Write out each line from the data below that includes the word "document".

DATA ROWS:
........
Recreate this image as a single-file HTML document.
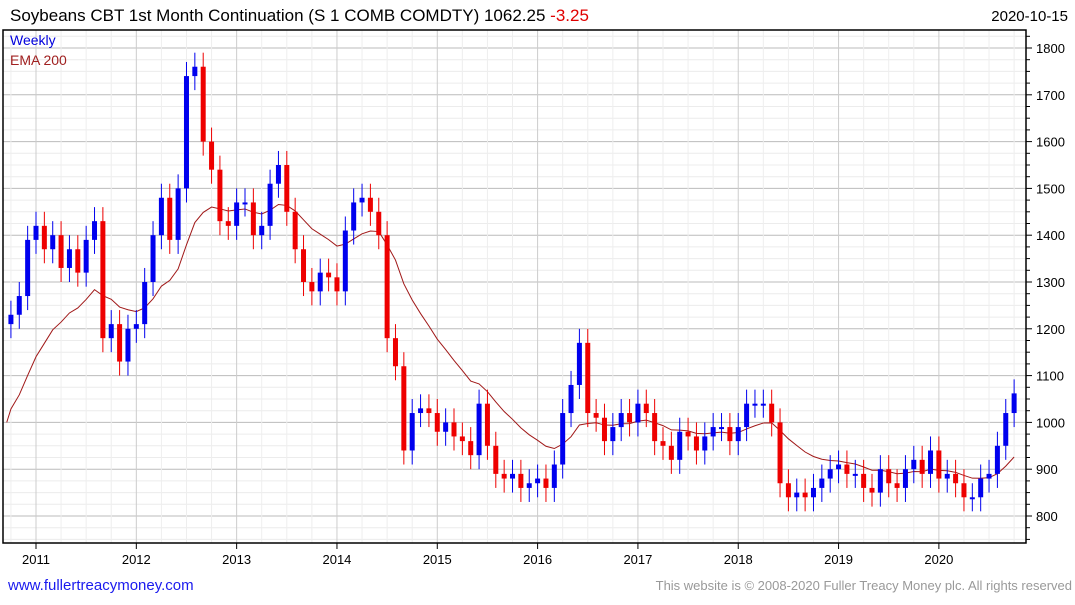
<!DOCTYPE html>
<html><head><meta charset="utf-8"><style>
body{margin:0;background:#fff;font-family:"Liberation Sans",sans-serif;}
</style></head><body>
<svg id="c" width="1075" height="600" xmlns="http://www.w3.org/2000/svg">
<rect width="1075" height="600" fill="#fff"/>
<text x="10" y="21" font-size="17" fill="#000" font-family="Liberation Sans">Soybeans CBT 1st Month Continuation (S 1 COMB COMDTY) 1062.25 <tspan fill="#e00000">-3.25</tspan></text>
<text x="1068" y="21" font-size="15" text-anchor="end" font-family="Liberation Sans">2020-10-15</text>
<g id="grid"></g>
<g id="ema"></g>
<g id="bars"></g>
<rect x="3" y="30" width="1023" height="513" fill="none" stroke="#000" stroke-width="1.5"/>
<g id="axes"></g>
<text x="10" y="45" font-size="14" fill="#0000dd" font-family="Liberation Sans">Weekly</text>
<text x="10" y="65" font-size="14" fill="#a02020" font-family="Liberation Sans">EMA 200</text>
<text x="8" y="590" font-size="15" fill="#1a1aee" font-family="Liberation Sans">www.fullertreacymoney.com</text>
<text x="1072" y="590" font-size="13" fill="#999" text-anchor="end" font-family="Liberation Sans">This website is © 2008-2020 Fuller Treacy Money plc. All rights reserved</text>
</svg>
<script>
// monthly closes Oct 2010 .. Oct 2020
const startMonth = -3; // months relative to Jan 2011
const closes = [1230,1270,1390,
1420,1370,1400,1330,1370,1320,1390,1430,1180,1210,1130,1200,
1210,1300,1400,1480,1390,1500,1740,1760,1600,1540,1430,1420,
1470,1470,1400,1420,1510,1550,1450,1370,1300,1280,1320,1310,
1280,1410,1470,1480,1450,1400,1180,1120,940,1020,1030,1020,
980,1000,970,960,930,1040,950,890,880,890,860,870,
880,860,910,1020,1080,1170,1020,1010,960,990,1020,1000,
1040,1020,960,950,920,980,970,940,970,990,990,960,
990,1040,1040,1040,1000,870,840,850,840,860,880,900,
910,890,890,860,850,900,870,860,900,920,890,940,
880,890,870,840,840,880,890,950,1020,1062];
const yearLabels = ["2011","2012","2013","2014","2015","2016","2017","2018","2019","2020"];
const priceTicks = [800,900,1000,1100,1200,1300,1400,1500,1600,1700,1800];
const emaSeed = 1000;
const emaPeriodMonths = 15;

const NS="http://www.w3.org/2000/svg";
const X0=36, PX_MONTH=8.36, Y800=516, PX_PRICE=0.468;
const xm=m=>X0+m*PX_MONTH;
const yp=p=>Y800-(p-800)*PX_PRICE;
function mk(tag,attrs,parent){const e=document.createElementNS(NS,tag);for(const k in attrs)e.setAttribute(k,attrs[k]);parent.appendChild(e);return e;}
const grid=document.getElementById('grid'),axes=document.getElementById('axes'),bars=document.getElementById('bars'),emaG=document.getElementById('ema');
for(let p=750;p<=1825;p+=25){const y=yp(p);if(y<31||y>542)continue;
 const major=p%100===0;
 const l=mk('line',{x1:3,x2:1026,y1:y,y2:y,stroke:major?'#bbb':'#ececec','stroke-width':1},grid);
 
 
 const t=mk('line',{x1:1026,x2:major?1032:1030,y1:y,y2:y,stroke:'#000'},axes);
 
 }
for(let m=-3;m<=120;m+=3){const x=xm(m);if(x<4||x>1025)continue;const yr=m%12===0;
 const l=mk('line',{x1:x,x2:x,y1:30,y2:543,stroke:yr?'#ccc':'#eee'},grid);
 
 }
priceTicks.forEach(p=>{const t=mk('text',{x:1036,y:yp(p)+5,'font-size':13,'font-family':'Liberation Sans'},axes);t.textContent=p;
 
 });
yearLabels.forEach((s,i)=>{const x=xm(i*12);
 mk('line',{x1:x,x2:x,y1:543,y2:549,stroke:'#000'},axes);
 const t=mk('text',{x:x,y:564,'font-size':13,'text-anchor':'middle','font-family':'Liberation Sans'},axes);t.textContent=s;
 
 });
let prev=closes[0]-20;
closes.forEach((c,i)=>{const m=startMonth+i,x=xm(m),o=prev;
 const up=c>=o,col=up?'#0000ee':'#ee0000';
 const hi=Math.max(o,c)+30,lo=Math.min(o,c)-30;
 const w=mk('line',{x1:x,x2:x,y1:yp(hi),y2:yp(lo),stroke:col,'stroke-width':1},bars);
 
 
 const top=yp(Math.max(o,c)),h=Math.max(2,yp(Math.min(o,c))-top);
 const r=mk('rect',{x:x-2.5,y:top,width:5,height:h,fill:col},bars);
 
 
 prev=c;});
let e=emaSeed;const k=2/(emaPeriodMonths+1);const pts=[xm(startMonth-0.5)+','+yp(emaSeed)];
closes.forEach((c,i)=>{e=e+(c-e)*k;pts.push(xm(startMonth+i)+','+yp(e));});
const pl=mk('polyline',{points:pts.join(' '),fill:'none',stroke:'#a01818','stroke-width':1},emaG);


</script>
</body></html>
........
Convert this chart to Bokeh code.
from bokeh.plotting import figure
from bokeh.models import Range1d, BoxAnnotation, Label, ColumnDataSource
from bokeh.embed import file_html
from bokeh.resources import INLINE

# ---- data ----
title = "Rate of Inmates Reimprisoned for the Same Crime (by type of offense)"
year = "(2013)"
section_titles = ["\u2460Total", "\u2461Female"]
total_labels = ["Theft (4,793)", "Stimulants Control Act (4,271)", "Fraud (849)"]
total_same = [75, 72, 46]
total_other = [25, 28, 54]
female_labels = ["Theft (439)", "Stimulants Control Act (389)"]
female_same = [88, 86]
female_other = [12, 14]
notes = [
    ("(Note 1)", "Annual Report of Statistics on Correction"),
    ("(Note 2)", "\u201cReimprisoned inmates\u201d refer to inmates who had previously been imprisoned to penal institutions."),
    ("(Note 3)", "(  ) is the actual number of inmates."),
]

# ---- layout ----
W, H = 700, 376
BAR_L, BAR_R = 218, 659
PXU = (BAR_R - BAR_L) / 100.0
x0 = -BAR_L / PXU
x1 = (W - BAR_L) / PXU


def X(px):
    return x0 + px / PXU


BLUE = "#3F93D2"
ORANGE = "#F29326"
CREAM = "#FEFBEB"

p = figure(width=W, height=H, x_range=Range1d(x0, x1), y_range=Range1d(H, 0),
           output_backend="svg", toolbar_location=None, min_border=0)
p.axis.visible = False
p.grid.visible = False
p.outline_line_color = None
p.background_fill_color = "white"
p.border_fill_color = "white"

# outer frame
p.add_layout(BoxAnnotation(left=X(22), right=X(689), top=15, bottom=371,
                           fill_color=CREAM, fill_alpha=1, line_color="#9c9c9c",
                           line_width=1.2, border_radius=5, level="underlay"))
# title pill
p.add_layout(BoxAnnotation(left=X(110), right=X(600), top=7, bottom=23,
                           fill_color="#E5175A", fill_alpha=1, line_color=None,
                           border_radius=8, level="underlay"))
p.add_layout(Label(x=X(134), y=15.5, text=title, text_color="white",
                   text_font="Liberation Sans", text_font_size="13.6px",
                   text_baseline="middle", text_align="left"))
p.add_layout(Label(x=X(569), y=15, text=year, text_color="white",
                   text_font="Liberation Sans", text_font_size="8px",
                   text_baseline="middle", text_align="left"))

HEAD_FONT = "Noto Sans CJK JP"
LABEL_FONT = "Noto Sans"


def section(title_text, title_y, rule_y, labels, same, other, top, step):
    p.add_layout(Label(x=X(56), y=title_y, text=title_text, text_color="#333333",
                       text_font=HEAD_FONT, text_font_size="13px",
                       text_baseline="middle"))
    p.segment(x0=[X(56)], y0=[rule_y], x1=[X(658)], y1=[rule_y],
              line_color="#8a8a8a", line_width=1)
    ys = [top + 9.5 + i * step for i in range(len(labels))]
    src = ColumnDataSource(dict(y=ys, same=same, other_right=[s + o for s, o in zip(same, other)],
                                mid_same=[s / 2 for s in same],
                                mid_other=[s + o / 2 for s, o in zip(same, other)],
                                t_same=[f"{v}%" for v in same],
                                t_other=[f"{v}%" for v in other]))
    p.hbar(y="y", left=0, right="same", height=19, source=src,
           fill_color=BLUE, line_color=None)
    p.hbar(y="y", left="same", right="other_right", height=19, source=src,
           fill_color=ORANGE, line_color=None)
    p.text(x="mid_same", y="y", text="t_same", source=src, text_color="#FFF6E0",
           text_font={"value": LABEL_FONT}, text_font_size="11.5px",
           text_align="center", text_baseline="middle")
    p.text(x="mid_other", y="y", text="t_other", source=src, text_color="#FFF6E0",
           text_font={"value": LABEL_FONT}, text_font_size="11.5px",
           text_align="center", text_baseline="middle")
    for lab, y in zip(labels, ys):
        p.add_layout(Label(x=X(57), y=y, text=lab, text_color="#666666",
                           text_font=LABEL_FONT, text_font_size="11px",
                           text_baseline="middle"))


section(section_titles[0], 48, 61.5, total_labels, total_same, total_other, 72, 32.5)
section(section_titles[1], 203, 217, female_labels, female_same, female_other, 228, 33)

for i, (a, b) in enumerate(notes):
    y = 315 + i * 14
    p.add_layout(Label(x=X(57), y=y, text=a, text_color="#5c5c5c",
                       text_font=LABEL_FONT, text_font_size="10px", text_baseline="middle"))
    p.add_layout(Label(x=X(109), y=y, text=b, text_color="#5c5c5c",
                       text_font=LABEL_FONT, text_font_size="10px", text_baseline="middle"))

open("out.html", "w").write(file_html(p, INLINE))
........
RESULT OF THE TASK:
Recreate this image as a single-file HTML document.
function mk(tag,attrs,parent){const e=document.createElementNS(NS,tag);for(const k in attrs)e.setAttribute(k,attrs[k]);parent.appendChild(e);return e;}
const grid=document.getElementById('grid'),axes=document.getElementById('axes'),bars=document.getElementById('bars'),emaG=document.getElementById('ema');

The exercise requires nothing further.